Work to complete:
Restate all the material verbatim, except for the pictures.

Begin Dataset excerpt

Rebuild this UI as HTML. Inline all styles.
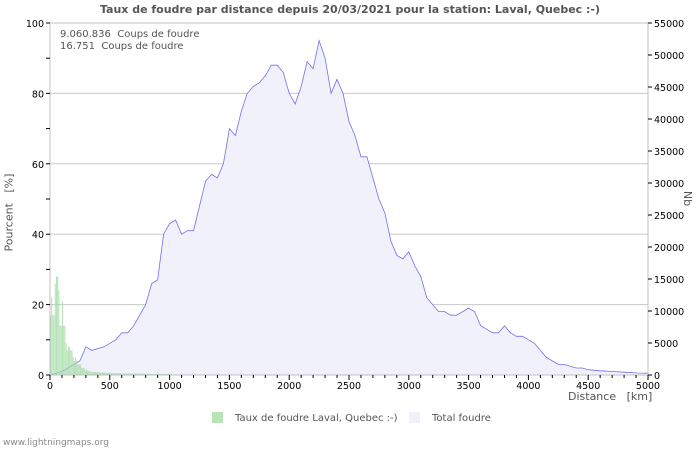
<!DOCTYPE html>
<html><head><meta charset="utf-8"><style>
body{margin:0;background:#fff;font-family:"DejaVu Sans","Liberation Sans",sans-serif;}
svg text{font-family:"DejaVu Sans","Liberation Sans",sans-serif;}
</style></head><body>
<svg id="c" width="700" height="450" xmlns="http://www.w3.org/2000/svg"></svg>
<script>
const totalDist=[0,50,100,150,200,250,300,350,400,450,500,550,600,650,700,750,800,850,900,950,1000,1050,1100,1150,1200,1250,1300,1350,1400,1450,1500,1550,1600,1650,1700,1750,1800,1850,1900,1950,2000,2050,2100,2150,2200,2250,2300,2350,2400,2450,2500,2550,2600,2650,2700,2750,2800,2850,2900,2950,3000,3050,3100,3150,3200,3250,3300,3350,3400,3450,3500,3550,3600,3650,3700,3750,3800,3850,3900,3950,4000,4050,4100,4150,4200,4250,4300,4350,4400,4450,4500,4600,4700,4800,4900,5000];
const totalPct=[0,0.5,1,2,3,4,8,7,7.5,8,9,10,12,12,14,17,20,26,27,40,43,44,40,41,41,48,55,57,56,60,70,68,75,80,82,83,85,88,88,86,80,77,82,89,87,95,90,80,84,80,72,68,62,62,56,50,46,38,34,33,35,31,28,22,20,18,18,17,17,18,19,18,14,13,12,12,14,12,11,11,10,9,7,5,4,3,3,2.5,2,2,1.5,1.2,1,0.8,0.6,0.5];
const totalNb=totalPct.map(p=>p*550);
const barDist=[0,10,20,30,40,50,60,70,80,90,100,110,120,130,140,150,160,170,180,190,200,210,220,230,240,250,260,270,280,290,300,310,320,330,340,350,400,450,500,600,700,800,900,1000];
const barPct=[17,22,17,17,26,28,28,24,14,14,21,14,14,9,7,8,8,7,7,5,4,5,4,3,3,3,2,2,2,1.5,1.5,1.2,1.2,1,1,0.8,0.7,0.6,0.5,0.4,0.4,0.3,0.3,0.3];
const leftTicks=[0,20,40,60,80,100];
const rightTicks=[0,5000,10000,15000,20000,25000,30000,35000,40000,45000,50000,55000];
const xTicks=[0,500,1000,1500,2000,2500,3000,3500,4000,4500,5000];

const X0=50,X1=648,Y0=375,Y1=23;
const sx=d=>X0+d/5000*(X1-X0);
const sy=p=>Y0-p/100*(Y0-Y1);
const syr=n=>Y0-n/55000*(Y0-Y1);
const svg=document.getElementById('c');
const NS='http://www.w3.org/2000/svg';
function mk(t,a,txt){const e=document.createElementNS(NS,t);for(const k in a)e.setAttribute(k,a[k]);if(txt!==undefined)e.textContent=txt;svg.appendChild(e);return e;}

leftTicks.forEach(t=>{if(t>0){const g=mk('line',{x1:X0,x2:X1,y1:sy(t),y2:sy(t),stroke:'#c8c8c8','stroke-width':1});

}});
let d='M'+sx(0)+','+Y0;
totalDist.forEach((v,i)=>{d+=' L'+sx(v).toFixed(1)+','+syr(totalNb[i]).toFixed(1);});
const area=mk('path',{d:d+' L'+sx(5000)+','+Y0+' Z',fill:'#f1f1fc',stroke:'none'});


let l='';totalDist.forEach((v,i)=>{l+=(i?' L':'M')+sx(v).toFixed(1)+','+syr(totalNb[i]).toFixed(1);});
const line=mk('path',{d:l,fill:'none',stroke:'#7070ee','stroke-width':0.8});


barDist.forEach((v,i)=>{const next=i<barDist.length-1?barDist[i+1]:v+10;const w=Math.max(1,sx(Math.min(next,v+10))-sx(v)-0.2);
const b=mk('rect',{x:sx(v),y:sy(barPct[i]),width:(next-v>10?sx(next)-sx(v):w),height:Y0-sy(barPct[i]),fill:'#a8dca8',opacity:0.85});

});
mk('line',{x1:X0,x2:X0,y1:Y1,y2:Y0,stroke:'#c0c0c0'});
mk('line',{x1:X1,x2:X1,y1:Y1,y2:Y0,stroke:'#c0c0c0'});
mk('line',{x1:X0,x2:X1,y1:Y1,y2:Y1,stroke:'#c0c0c0'});
mk('line',{x1:X0,x2:X1,y1:Y0,y2:Y0,stroke:'#c0c0c0'});
for(let t=0;t<=100;t+=10)mk('line',{x1:X0-4,x2:X0,y1:sy(t),y2:sy(t),stroke:'#000'});
leftTicks.forEach(t=>{const e=mk('text',{x:X0-6,y:sy(t)+4,'text-anchor':'end','font-size':9.5,fill:'#000'},t);

});
rightTicks.forEach(t=>{mk('line',{x1:X1,x2:X1+4,y1:syr(t),y2:syr(t),stroke:'#000'});
const e=mk('text',{x:X1+6,y:syr(t)+4,'font-size':9.5,fill:'#000'},t);

});
for(let t=0;t<=5000;t+=100)mk('line',{x1:sx(t),x2:sx(t),y1:Y0,y2:Y0+(t%500?3:5),stroke:'#000'});
xTicks.forEach(t=>{const e=mk('text',{x:sx(t),y:Y0+14,'text-anchor':'middle','font-size':9.5,fill:'#000'},t);

});
</script>
<div style="position:absolute;left:0;top:0;width:700px;height:450px;pointer-events:none">
<div style="position:absolute;left:0;width:700px;top:3px;text-align:center;font-size:11px;font-weight:bold;color:#555">Taux de foudre par distance depuis 20/03/2021 pour la station: Laval, Quebec :-)</div>
<div style="position:absolute;left:60px;top:29px;font-size:10px;color:#555">9.060.836&nbsp; Coups de foudre</div>
<div style="position:absolute;left:60px;top:41px;font-size:10px;color:#555">16.751&nbsp; Coups de foudre</div>
<div style="position:absolute;left:-36px;top:206px;width:90px;transform:rotate(-90deg);font-size:11px;color:#555;text-align:center;white-space:nowrap">Pourcent&nbsp;&nbsp; [%]</div>
<div style="position:absolute;left:680px;top:192px;transform:rotate(90deg);font-size:11px;color:#555">Nb</div>
<div style="position:absolute;left:568px;top:390px;font-size:11px;color:#555;white-space:nowrap">Distance&nbsp;&nbsp; [km]</div>
<div style="position:absolute;left:212px;top:412px;font-size:10px;color:#555;white-space:nowrap"><span style="display:inline-block;width:11px;height:11px;background:#b8e4b8;vertical-align:-2px;margin-right:12px"></span>Taux de foudre Laval, Quebec :-)</div>
<div style="position:absolute;left:409px;top:412px;font-size:10px;color:#555;white-space:nowrap"><span style="display:inline-block;width:11px;height:11px;background:#f1f1fc;vertical-align:-2px;margin-right:12px"></span>Total foudre</div>
<div style="position:absolute;left:3px;top:438px;font-size:9px;color:#888">www.lightningmaps.org</div>
</div>
</body></html>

End Dataset excerpt

Response to the exercise:
Rebuild this UI as HTML. Inline all styles.
<!DOCTYPE html>
<html><head><meta charset="utf-8"><style>
body{margin:0;background:#fff;font-family:"DejaVu Sans","Liberation Sans",sans-serif;}
svg text{font-family:"DejaVu Sans","Liberation Sans",sans-serif;}
</style></head><body>
<svg id="c" width="700" height="450" xmlns="http://www.w3.org/2000/svg"></svg>
<script>
const totalDist=[0,50,100,150,200,250,300,350,400,450,500,550,600,650,700,750,800,850,900,950,1000,1050,1100,1150,1200,1250,1300,1350,1400,1450,1500,1550,1600,1650,1700,1750,1800,1850,1900,1950,2000,2050,2100,2150,2200,2250,2300,2350,2400,2450,2500,2550,2600,2650,2700,2750,2800,2850,2900,2950,3000,3050,3100,3150,3200,3250,3300,3350,3400,3450,3500,3550,3600,3650,3700,3750,3800,3850,3900,3950,4000,4050,4100,4150,4200,4250,4300,4350,4400,4450,4500,4600,4700,4800,4900,5000];
const totalPct=[0,0.5,1,2,3,4,8,7,7.5,8,9,10,12,12,14,17,20,26,27,40,43,44,40,41,41,48,55,57,56,60,70,68,75,80,82,83,85,88,88,86,80,77,82,89,87,95,90,80,84,80,72,68,62,62,56,50,46,38,34,33,35,31,28,22,20,18,18,17,17,18,19,18,14,13,12,12,14,12,11,11,10,9,7,5,4,3,3,2.5,2,2,1.5,1.2,1,0.8,0.6,0.5];
const totalNb=totalPct.map(p=>p*550);
const barDist=[0,10,20,30,40,50,60,70,80,90,100,110,120,130,140,150,160,170,180,190,200,210,220,230,240,250,260,270,280,290,300,310,320,330,340,350,400,450,500,600,700,800,900,1000];
const barPct=[17,22,17,17,26,28,28,24,14,14,21,14,14,9,7,8,8,7,7,5,4,5,4,3,3,3,2,2,2,1.5,1.5,1.2,1.2,1,1,0.8,0.7,0.6,0.5,0.4,0.4,0.3,0.3,0.3];
const leftTicks=[0,20,40,60,80,100];
const rightTicks=[0,5000,10000,15000,20000,25000,30000,35000,40000,45000,50000,55000];
const xTicks=[0,500,1000,1500,2000,2500,3000,3500,4000,4500,5000];

const X0=50,X1=648,Y0=375,Y1=23;
const sx=d=>X0+d/5000*(X1-X0);
const sy=p=>Y0-p/100*(Y0-Y1);
const syr=n=>Y0-n/55000*(Y0-Y1);
const svg=document.getElementById('c');
const NS='http://www.w3.org/2000/svg';
function mk(t,a,txt){const e=document.createElementNS(NS,t);for(const k in a)e.setAttribute(k,a[k]);if(txt!==undefined)e.textContent=txt;svg.appendChild(e);return e;}

leftTicks.forEach(t=>{if(t>0){const g=mk('line',{x1:X0,x2:X1,y1:sy(t),y2:sy(t),stroke:'#c8c8c8','stroke-width':1});

}});
let d='M'+sx(0)+','+Y0;
totalDist.forEach((v,i)=>{d+=' L'+sx(v).toFixed(1)+','+syr(totalNb[i]).toFixed(1);});
const area=mk('path',{d:d+' L'+sx(5000)+','+Y0+' Z',fill:'#f1f1fc',stroke:'none'});


let l='';totalDist.forEach((v,i)=>{l+=(i?' L':'M')+sx(v).toFixed(1)+','+syr(totalNb[i]).toFixed(1);});
const line=mk('path',{d:l,fill:'none',stroke:'#7070ee','stroke-width':0.8});


barDist.forEach((v,i)=>{const next=i<barDist.length-1?barDist[i+1]:v+10;const w=Math.max(1,sx(Math.min(next,v+10))-sx(v)-0.2);
const b=mk('rect',{x:sx(v),y:sy(barPct[i]),width:(next-v>10?sx(next)-sx(v):w),height:Y0-sy(barPct[i]),fill:'#a8dca8',opacity:0.85});

});
mk('line',{x1:X0,x2:X0,y1:Y1,y2:Y0,stroke:'#c0c0c0'});
mk('line',{x1:X1,x2:X1,y1:Y1,y2:Y0,stroke:'#c0c0c0'});
mk('line',{x1:X0,x2:X1,y1:Y1,y2:Y1,stroke:'#c0c0c0'});
mk('line',{x1:X0,x2:X1,y1:Y0,y2:Y0,stroke:'#c0c0c0'});
for(let t=0;t<=100;t+=10)mk('line',{x1:X0-4,x2:X0,y1:sy(t),y2:sy(t),stroke:'#000'});
leftTicks.forEach(t=>{const e=mk('text',{x:X0-6,y:sy(t)+4,'text-anchor':'end','font-size':9.5,fill:'#000'},t);

});
rightTicks.forEach(t=>{mk('line',{x1:X1,x2:X1+4,y1:syr(t),y2:syr(t),stroke:'#000'});
const e=mk('text',{x:X1+6,y:syr(t)+4,'font-size':9.5,fill:'#000'},t);

});
for(let t=0;t<=5000;t+=100)mk('line',{x1:sx(t),x2:sx(t),y1:Y0,y2:Y0+(t%500?3:5),stroke:'#000'});
xTicks.forEach(t=>{const e=mk('text',{x:sx(t),y:Y0+14,'text-anchor':'middle','font-size':9.5,fill:'#000'},t);

});
</script>
<div style="position:absolute;left:0;top:0;width:700px;height:450px;pointer-events:none">
<div style="position:absolute;left:0;width:700px;top:3px;text-align:center;font-size:11px;font-weight:bold;color:#555">Taux de foudre par distance depuis 20/03/2021 pour la station: Laval, Quebec :-)</div>
<div style="position:absolute;left:60px;top:29px;font-size:10px;color:#555">9.060.836&nbsp; Coups de foudre</div>
<div style="position:absolute;left:60px;top:41px;font-size:10px;color:#555">16.751&nbsp; Coups de foudre</div>
<div style="position:absolute;left:-36px;top:206px;width:90px;transform:rotate(-90deg);font-size:11px;color:#555;text-align:center;white-space:nowrap">Pourcent&nbsp;&nbsp; [%]</div>
<div style="position:absolute;left:680px;top:192px;transform:rotate(90deg);font-size:11px;color:#555">Nb</div>
<div style="position:absolute;left:568px;top:390px;font-size:11px;color:#555;white-space:nowrap">Distance&nbsp;&nbsp; [km]</div>
<div style="position:absolute;left:212px;top:412px;font-size:10px;color:#555;white-space:nowrap"><span style="display:inline-block;width:11px;height:11px;background:#b8e4b8;vertical-align:-2px;margin-right:12px"></span>Taux de foudre Laval, Quebec :-)</div>
<div style="position:absolute;left:409px;top:412px;font-size:10px;color:#555;white-space:nowrap"><span style="display:inline-block;width:11px;height:11px;background:#f1f1fc;vertical-align:-2px;margin-right:12px"></span>Total foudre</div>
<div style="position:absolute;left:3px;top:438px;font-size:9px;color:#888">www.lightningmaps.org</div>
</div>
</body></html>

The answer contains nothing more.